All of these visits to scenic areas rubbed off on me and actually inspired me to visit the Scottish Highlands in the first place. Even so, I followed a very different approach with more cycling and walking with hardly any motorised touring at all. Nevertheless, all that exploring of Britain, Ireland and the Isle of Man never would have happened if visits to Kerry and West Cork with my parents had not stirred up something in me and my mother encouraged it in her own small way by asking if I had gone anywhere during a preceding weekend. Without my various excursions, there would be anything for this blog or even for this website and that is one of the priceless things that they have left me.

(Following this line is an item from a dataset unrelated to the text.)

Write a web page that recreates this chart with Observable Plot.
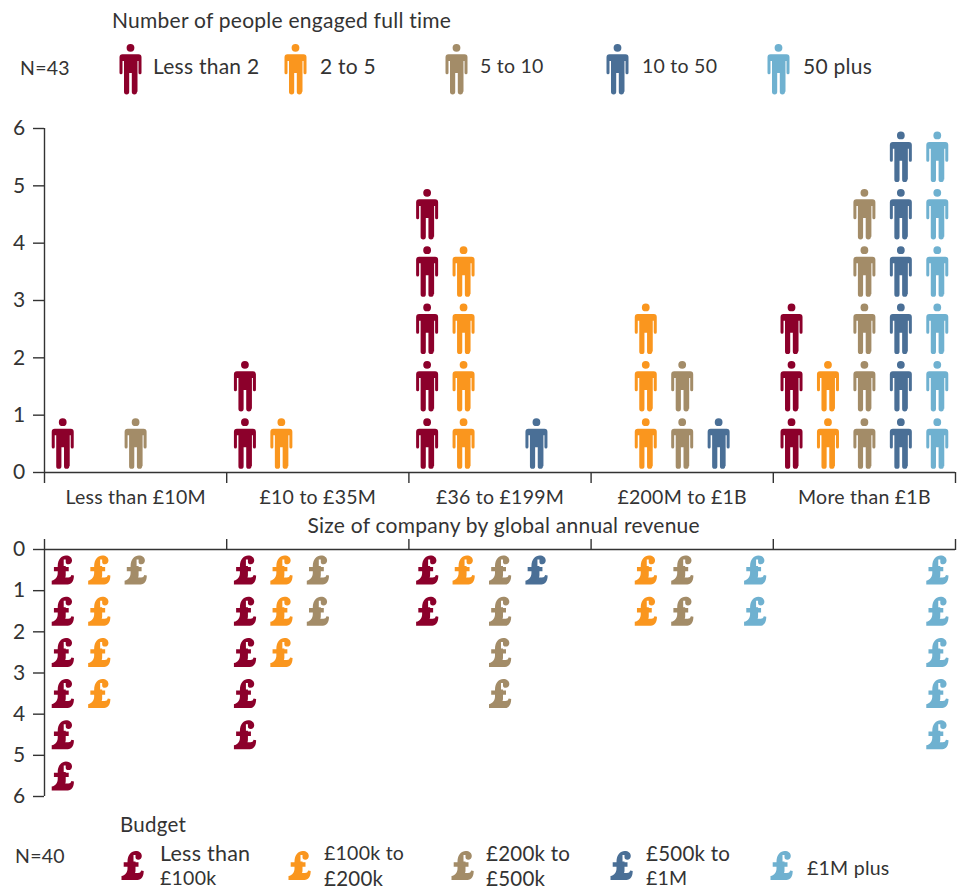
<!DOCTYPE html>
<html><head><meta charset="utf-8">
<script src="https://cdn.jsdelivr.net/npm/d3@7"></script>
<script src="https://cdn.jsdelivr.net/npm/@observablehq/plot@0.6"></script>
<style>
html,body{margin:0;padding:0;background:#fff;overflow:hidden}
#page{position:relative;width:960px;height:890px;overflow:hidden;font-family:Lato,sans-serif;color:#333;font-size:20.5px;letter-spacing:.25px}
.t{position:absolute;white-space:nowrap;line-height:18px}
.a{position:absolute}
.a svg{display:block}
</style></head><body><div id="page"></div>
<script>
const revenueBands = ["Less than £10M","£10 to £35M","£36 to £199M","£200M to £1B","More than £1B"];
const staffBands = ["Less than 2","2 to 5","5 to 10","10 to 50","50 plus"];
const budgetBands = [["Less than","£100k"],["£100k to","£200k"],["£200k to","£500k"],["£500k to","£1M"],["£1M plus"]];
const palette = ["#8c002b","#fa961e","#a38c68","#4a6f96","#6fb1d0"];

// counts per revenue band, one array per series
const staffLessThan2 = [1,2,5,0,3];
const staff2to5      = [0,1,4,3,2];
const staff5to10     = [1,0,0,2,5];
const staff10to50    = [0,0,1,1,6];
const staff50plus    = [0,0,0,0,6];

const budgetLessThan100k = [6,5,2,0,0];
const budget100kto200k   = [4,3,1,2,0];
const budget200kto500k   = [1,2,4,2,0];
const budget500kto1M     = [0,0,1,0,0];
const budget1Mplus       = [0,0,0,2,5];

const yTicks = [0,1,2,3,4,5,6];
const groupEdges = [0,5,10,15,20,25];
const groupMids = [2.5,7.5,12.5,17.5,22.5];

function units(seriesList){
  const rows=[];
  seriesList.forEach((counts,s)=>counts.forEach((n,g)=>{
    for(let k=0;k<n;k++) rows.push({slot:g*5+s+0.5, level:k+0.5, series:s});
  }));
  return rows;
}
// Pictogram symbols for Plot.dot, designed at r = 10
const person = {draw(c,size){
  const u=Math.sqrt(size/Math.PI)/10;
  const L=(x,y)=>c.lineTo(x*u,y*u), M=(x,y)=>c.moveTo(x*u,y*u);
  M(3.9,-21.7); c.arc(0,-21.7*u,3.9*u,0,2*Math.PI); c.closePath();
  M(-8,-15.2); L(8,-15.2);
  c.arc(8*u,-12.2*u,3*u,-Math.PI/2,0);
  L(11,3.2); c.arc(9.5*u,3.2*u,1.5*u,0,Math.PI);
  L(8,-8.5); L(7,-8.5);
  L(7,22.3); c.arc(3.9*u,22.3*u,2.6*u,0,Math.PI);
  L(1.3,3.5); L(-1.3,3.5);
  L(-1.3,22.3); c.arc(-3.9*u,22.3*u,2.6*u,0,Math.PI);
  L(-6.5,-8.5); L(-8,-8.5);
  L(-8,3.2); c.arc(-9.5*u,3.2*u,1.5*u,0,Math.PI);
  L(-11,-12.2); c.arc(-8*u,-12.2*u,3*u,Math.PI,1.5*Math.PI);
  c.closePath();
}};
const pound = {draw(c,size){
  const u=Math.sqrt(size/Math.PI)/10;
  const M=(x,y)=>c.moveTo(x*u,y*u), L=(x,y)=>c.lineTo(x*u,y*u);
  const C=(a,b,d,e,f,g)=>c.bezierCurveTo(a*u,b*u,d*u,e*u,f*u,g*u);
  M(-5,-4);
  C(-5,-10.5,-1,-14.5,3.2,-14.5);
  C(6.8,-14.5,9.3,-12.5,9.3,-9.5);
  C(9.3,-7.2,7.7,-5.8,5.8,-5.8);
  C(3.9,-5.8,3,-6.8,3,-8.2);
  L(3,-3.2); L(6,-3.2); L(6,1.2); L(3,1.2); L(3,5);
  C(3,6,2.8,7,2.5,7.5);
  L(5.5,7.5);
  C(7.3,7.5,8.2,6.7,8.7,5);
  L(11.2,5.5);
  C(11.2,11,9,14.5,5,14.5);
  L(-11,14.5); L(-11,10.6);
  C(-7,9.8,-5,6.3,-5,3);
  L(-5,1.2); L(-8.8,1.2); L(-8.8,-3.2); L(-5,-3.2);
  c.closePath();
  M(3,-8.2); L(3,-10.5); L(1,-10.5); L(1,-4); L(3,-4); c.closePath();
}};

const font = "Lato, sans-serif", ink="#333", tick=11, fs=21;
const page = document.getElementById("page");
const common = {width:960, marginLeft:44, marginRight:5, style:{fontFamily:font,fontSize:fs+"px",color:ink,background:"transparent",overflow:"visible"}};
const xScale = {domain:[0,25]};
const colorScale = {domain:[0,1,2,3,4], range:palette};
const yAxis = ()=>Plot.axisY({ticks:yTicks,tickFormat:d3.format("d"),tickSize:tick,tickPadding:8,label:null,stroke:ink,strokeWidth:1.4,fill:ink,fontSize:fs,strokeOpacity:1});

const top1 = Plot.plot({
  ...common, height:410, marginTop:28, marginBottom:38,
  x:xScale, y:{domain:[0,6]}, color:colorScale,
  marks:[
    Plot.ruleY([0],{stroke:ink,strokeWidth:1.4}),
    Plot.ruleX([0],{y1:0,y2:6,stroke:ink,strokeWidth:1.4}),
    yAxis(),
    Plot.axisX({ticks:groupEdges,tickSize:tick,tickFormat:()=>"",label:null,stroke:ink,strokeWidth:1.4,strokeOpacity:1}),
    Plot.axisX({ticks:groupMids,tickSize:0,tickPadding:18,tickFormat:(d,i)=>revenueBands[i],label:null,fill:ink,fontSize:19.5,style:"letter-spacing:.2px"}),
    Plot.text(["Size of company by global annual revenue"],{x:12.6,y:0,dy:54,text:d=>d,fill:ink,fontSize:21,style:"letter-spacing:.35px"}),
    Plot.dot(units([staffLessThan2,staff2to5,staff5to10,staff10to50,staff50plus]),{x:"slot",y:"level",fill:"series",stroke:"none",symbol:person,r:10})
  ]
});
const wrap1=document.createElement("div");wrap1.className="a";wrap1.style.cssText="left:0;top:100px";wrap1.append(top1);page.append(wrap1);

const bottom = Plot.plot({
  ...common, height:310, marginTop:39, marginBottom:24,
  x:xScale, y:{domain:[0,6],reverse:true}, color:colorScale,
  marks:[
    Plot.ruleY([0],{stroke:ink,strokeWidth:1.4}),
    Plot.ruleX([0],{y1:0,y2:6,stroke:ink,strokeWidth:1.4}),
    yAxis(),
    Plot.axisX({anchor:"top",ticks:groupEdges,tickSize:tick,tickFormat:()=>"",label:null,stroke:ink,strokeWidth:1.4,strokeOpacity:1}),
    Plot.dot(units([budgetLessThan100k,budget100kto200k,budget200kto500k,budget500kto1M,budget1Mplus]),{x:"slot",y:"level",fill:"series",stroke:"none",symbol:pound,r:10})
  ]
});
const wrap2=document.createElement("div");wrap2.className="a";wrap2.style.cssText="left:0;top:510px";wrap2.append(bottom);page.append(wrap2);

function text(str,x,y,size){const d=document.createElement("div");d.className="t";d.textContent=str;d.style.left=x+"px";d.style.top=(y-9)+"px";if(size)d.style.fontSize=size+"px";page.append(d);return d;}
function icon(symbol,fill,cx,cy,h){
  const svg=Plot.plot({width:26,height:h,margin:0,axis:null,marks:[Plot.dot([0],{frameAnchor:"middle",fill,stroke:"none",symbol,r:10})]});
  const d=document.createElement("div");d.className="a";d.style.left=(cx-13)+"px";d.style.top=(cy-h/2)+"px";d.append(svg);page.append(d);
}
text("Number of people engaged full time",112,20,21);
text("N=43",20,68,19.5);
text("Budget",120,824,20.5);
text("N=40",15,856,19.5);
[130,295,456,617,778].forEach((cx,i)=>{
  icon(person,palette[i],cx,69,56);
  text(staffBands[i],[153,320,480,642,803][i],66,staffBands[i].includes("1")?19.5:21);
});
[132,299,462,621,781].forEach((cx,i)=>{
  icon(pound,palette[i],cx,865,32);
  const lines=budgetBands[i], lx=[160,324,486,646,807][i];
  const sz=s=>s.includes("Less")?21.5:s.includes("100k")?19.5:s.includes("1M")?19.5:20.5;
  if(lines.length>1){text(lines[0],lx,853,sz(lines[0]));text(lines[1],lx,877.5,sz(lines[1]));} else text(lines[0],lx,868,sz(lines[0]));
});
</script></body></html>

My curiosity for seeing new places or new sides to old haunts still remains with me. There are parts of Ireland that they visited where I have yet to go and there is armchair wandering beyond the shores of Britain and Ireland too, with the Faroe Islands and the Alps arousing enough interest for me to survey guidebooks because I realise how little I know of such places. Whether I actually get to these places is another matter, but my current hunting grounds have much to delight me so I have no plan to desert those either. The two people who inspired all this may be with us no longer, yet their wanderlust has not gone with them. It is difficult to see them wanting to be very much different.